Exercise prompt »
Gather the lines below that include the string "this", copying each in full.
========
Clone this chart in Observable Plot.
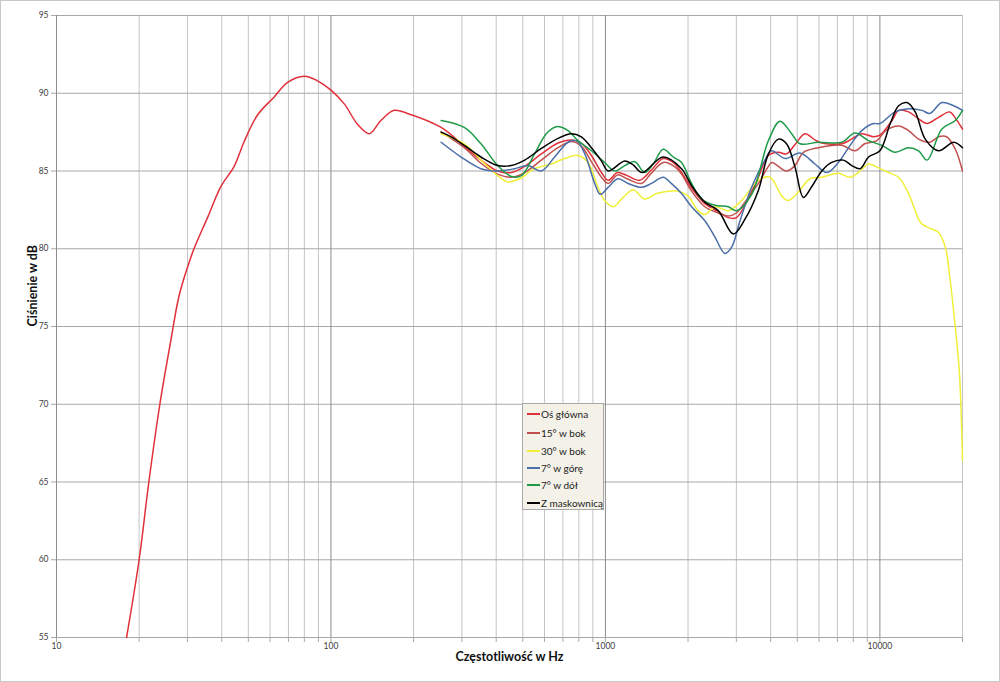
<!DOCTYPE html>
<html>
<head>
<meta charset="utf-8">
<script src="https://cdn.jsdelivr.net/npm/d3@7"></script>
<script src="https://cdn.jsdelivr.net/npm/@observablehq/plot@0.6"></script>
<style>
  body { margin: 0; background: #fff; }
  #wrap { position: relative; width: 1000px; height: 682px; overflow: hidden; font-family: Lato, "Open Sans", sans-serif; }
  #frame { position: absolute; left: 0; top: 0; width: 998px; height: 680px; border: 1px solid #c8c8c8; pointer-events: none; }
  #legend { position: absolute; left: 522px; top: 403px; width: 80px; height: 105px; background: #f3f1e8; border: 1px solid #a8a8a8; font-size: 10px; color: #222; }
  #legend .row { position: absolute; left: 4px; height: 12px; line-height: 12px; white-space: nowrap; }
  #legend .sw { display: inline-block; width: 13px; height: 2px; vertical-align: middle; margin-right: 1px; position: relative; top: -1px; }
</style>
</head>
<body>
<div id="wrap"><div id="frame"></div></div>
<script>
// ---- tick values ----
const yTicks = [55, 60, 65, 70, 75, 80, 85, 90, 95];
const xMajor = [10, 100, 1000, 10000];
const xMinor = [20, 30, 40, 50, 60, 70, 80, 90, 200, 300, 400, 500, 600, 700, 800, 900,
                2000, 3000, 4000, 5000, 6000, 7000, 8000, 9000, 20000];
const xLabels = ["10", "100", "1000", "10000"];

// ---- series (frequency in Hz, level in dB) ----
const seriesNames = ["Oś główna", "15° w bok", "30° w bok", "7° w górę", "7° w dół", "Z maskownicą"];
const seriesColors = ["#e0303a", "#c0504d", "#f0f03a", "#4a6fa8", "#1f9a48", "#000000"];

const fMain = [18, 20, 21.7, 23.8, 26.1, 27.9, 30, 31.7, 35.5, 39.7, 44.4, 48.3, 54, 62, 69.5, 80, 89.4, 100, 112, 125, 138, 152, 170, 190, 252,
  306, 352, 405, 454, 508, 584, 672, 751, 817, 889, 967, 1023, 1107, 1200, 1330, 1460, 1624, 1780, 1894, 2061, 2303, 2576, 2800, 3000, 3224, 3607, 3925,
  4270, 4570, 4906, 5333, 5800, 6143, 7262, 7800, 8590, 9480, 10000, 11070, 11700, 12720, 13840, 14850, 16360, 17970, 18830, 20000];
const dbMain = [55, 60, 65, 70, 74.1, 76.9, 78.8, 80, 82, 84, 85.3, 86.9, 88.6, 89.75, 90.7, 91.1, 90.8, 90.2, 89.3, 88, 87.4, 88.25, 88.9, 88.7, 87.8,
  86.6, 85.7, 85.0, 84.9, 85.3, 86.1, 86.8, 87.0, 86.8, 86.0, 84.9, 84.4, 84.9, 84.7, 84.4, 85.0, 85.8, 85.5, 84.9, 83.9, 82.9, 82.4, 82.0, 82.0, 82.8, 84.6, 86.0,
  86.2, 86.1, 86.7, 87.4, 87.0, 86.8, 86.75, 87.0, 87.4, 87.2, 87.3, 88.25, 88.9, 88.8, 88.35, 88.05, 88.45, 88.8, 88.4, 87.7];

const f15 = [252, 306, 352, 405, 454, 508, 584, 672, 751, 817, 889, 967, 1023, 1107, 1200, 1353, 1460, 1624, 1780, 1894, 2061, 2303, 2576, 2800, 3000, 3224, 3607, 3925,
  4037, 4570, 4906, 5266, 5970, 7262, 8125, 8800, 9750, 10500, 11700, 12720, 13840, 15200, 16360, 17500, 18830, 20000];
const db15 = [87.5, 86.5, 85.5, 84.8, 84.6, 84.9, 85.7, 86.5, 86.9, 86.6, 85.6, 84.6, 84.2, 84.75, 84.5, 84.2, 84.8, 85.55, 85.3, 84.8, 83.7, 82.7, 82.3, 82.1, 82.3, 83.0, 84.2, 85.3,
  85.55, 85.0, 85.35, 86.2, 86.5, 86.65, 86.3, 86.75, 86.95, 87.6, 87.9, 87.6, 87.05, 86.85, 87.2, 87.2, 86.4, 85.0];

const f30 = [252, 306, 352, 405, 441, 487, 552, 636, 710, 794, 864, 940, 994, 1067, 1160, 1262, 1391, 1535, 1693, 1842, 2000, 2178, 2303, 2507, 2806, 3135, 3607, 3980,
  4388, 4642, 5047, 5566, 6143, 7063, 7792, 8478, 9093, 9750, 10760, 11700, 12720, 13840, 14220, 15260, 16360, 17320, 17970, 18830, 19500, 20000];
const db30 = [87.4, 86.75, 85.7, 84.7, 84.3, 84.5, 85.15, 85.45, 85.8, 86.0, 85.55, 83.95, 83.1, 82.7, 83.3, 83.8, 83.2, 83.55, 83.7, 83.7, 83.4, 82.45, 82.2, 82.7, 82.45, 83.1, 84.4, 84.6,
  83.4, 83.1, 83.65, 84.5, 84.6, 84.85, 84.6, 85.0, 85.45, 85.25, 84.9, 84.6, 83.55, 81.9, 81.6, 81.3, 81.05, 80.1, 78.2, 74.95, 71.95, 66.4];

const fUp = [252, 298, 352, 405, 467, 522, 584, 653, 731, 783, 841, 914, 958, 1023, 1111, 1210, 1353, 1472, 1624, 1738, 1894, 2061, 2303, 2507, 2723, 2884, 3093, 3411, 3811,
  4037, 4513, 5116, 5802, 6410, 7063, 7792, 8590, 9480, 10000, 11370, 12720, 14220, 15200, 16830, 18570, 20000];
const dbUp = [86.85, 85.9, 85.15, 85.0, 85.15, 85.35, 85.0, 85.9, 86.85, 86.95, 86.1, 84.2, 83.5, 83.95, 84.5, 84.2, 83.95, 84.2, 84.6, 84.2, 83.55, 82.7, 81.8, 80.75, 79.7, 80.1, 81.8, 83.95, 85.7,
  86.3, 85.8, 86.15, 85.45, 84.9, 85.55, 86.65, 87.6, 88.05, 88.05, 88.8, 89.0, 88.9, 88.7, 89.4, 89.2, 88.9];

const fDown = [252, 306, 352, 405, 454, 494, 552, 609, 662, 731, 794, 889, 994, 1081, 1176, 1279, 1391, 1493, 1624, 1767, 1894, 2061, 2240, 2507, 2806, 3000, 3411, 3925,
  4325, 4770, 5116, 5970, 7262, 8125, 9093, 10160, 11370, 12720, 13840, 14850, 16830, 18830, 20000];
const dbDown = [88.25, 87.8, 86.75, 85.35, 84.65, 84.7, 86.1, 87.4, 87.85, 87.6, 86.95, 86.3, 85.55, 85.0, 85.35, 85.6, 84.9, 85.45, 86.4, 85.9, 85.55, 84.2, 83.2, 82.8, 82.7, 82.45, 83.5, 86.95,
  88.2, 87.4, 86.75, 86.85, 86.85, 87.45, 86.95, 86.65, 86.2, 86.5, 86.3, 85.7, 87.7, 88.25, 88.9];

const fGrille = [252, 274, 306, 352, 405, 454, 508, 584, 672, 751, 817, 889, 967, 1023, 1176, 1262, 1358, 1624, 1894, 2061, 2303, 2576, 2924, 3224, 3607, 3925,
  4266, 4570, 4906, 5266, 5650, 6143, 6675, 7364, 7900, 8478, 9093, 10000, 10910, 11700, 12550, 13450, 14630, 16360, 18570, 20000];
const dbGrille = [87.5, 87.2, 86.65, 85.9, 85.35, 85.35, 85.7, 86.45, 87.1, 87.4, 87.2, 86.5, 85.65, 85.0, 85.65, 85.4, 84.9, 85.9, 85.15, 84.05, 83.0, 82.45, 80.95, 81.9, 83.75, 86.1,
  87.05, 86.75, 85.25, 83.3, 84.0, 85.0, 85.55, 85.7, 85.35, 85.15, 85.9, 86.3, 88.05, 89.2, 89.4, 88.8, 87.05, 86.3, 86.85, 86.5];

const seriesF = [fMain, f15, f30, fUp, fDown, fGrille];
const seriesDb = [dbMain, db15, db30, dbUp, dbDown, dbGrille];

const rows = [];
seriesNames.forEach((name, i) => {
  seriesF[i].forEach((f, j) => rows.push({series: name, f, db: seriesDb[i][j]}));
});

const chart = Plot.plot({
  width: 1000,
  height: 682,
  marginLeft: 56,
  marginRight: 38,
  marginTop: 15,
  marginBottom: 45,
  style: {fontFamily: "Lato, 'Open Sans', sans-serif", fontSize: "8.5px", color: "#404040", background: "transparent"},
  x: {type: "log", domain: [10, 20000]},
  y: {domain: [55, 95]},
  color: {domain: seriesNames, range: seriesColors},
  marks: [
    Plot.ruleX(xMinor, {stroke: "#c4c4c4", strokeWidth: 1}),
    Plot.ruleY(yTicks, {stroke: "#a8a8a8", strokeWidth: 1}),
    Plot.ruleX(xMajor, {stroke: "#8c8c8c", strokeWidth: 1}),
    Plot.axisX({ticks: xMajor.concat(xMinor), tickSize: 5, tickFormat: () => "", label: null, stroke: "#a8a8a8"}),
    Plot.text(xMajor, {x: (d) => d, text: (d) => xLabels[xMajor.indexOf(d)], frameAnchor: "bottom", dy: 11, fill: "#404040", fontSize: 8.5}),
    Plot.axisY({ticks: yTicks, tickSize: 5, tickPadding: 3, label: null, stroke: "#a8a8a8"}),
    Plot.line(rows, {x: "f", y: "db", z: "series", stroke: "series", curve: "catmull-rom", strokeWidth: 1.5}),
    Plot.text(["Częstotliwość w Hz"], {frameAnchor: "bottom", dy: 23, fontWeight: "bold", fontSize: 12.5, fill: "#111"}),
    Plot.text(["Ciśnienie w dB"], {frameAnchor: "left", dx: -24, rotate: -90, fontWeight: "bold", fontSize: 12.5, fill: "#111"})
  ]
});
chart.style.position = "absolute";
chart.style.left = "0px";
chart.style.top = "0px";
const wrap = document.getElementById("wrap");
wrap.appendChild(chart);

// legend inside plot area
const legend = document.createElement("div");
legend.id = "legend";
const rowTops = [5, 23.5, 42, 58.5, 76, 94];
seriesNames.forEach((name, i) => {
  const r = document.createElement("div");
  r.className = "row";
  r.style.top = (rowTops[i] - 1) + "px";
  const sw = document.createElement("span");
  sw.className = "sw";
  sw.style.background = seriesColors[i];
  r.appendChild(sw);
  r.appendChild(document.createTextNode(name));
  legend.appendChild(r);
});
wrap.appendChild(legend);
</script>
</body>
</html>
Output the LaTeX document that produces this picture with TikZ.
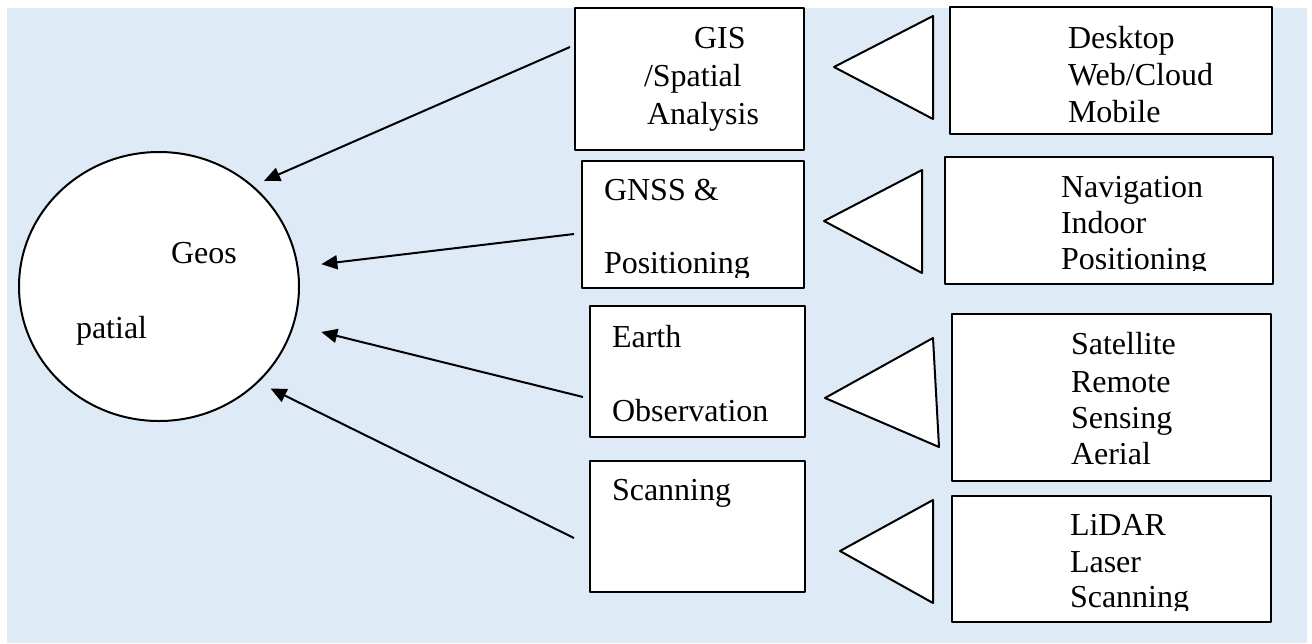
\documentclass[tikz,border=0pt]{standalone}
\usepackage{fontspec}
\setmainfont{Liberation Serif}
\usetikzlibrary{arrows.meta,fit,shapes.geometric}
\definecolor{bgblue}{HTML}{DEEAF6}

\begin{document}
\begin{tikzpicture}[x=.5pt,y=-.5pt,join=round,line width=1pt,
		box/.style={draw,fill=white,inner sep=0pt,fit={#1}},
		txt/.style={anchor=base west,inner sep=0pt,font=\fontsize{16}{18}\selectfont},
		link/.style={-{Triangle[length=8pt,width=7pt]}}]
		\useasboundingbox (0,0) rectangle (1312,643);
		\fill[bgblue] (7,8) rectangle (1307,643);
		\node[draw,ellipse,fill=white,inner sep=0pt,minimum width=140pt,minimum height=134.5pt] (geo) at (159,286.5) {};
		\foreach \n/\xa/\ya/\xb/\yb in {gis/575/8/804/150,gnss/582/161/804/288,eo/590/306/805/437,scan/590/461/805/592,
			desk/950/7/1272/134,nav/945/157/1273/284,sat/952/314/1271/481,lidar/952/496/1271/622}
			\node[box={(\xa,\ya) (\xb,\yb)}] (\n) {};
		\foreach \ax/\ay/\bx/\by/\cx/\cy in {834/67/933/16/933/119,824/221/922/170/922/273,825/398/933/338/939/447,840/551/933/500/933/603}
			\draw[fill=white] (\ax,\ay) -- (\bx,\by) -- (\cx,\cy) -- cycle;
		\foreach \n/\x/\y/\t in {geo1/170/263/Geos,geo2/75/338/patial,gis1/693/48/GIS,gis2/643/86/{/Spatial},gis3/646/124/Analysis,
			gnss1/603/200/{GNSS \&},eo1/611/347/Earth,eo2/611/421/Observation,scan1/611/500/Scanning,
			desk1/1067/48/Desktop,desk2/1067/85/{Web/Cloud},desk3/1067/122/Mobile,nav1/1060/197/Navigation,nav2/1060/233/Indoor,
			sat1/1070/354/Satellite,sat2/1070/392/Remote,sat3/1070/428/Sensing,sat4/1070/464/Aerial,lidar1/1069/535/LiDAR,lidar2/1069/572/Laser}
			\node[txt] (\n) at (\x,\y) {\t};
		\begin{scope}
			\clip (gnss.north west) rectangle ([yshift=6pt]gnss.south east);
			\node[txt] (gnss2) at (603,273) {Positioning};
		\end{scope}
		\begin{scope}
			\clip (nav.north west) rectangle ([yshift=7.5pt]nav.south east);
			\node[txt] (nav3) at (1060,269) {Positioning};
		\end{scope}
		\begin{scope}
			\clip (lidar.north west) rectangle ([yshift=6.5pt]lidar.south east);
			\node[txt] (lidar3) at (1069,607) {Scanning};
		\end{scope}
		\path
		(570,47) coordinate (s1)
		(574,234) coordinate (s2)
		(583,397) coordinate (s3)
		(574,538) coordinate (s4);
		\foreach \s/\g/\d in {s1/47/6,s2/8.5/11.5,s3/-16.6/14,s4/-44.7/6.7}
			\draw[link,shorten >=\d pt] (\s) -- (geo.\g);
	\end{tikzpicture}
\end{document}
========
Response to the task »
Clone this chart in Observable Plot.
Output the LaTeX document that produces this picture with TikZ.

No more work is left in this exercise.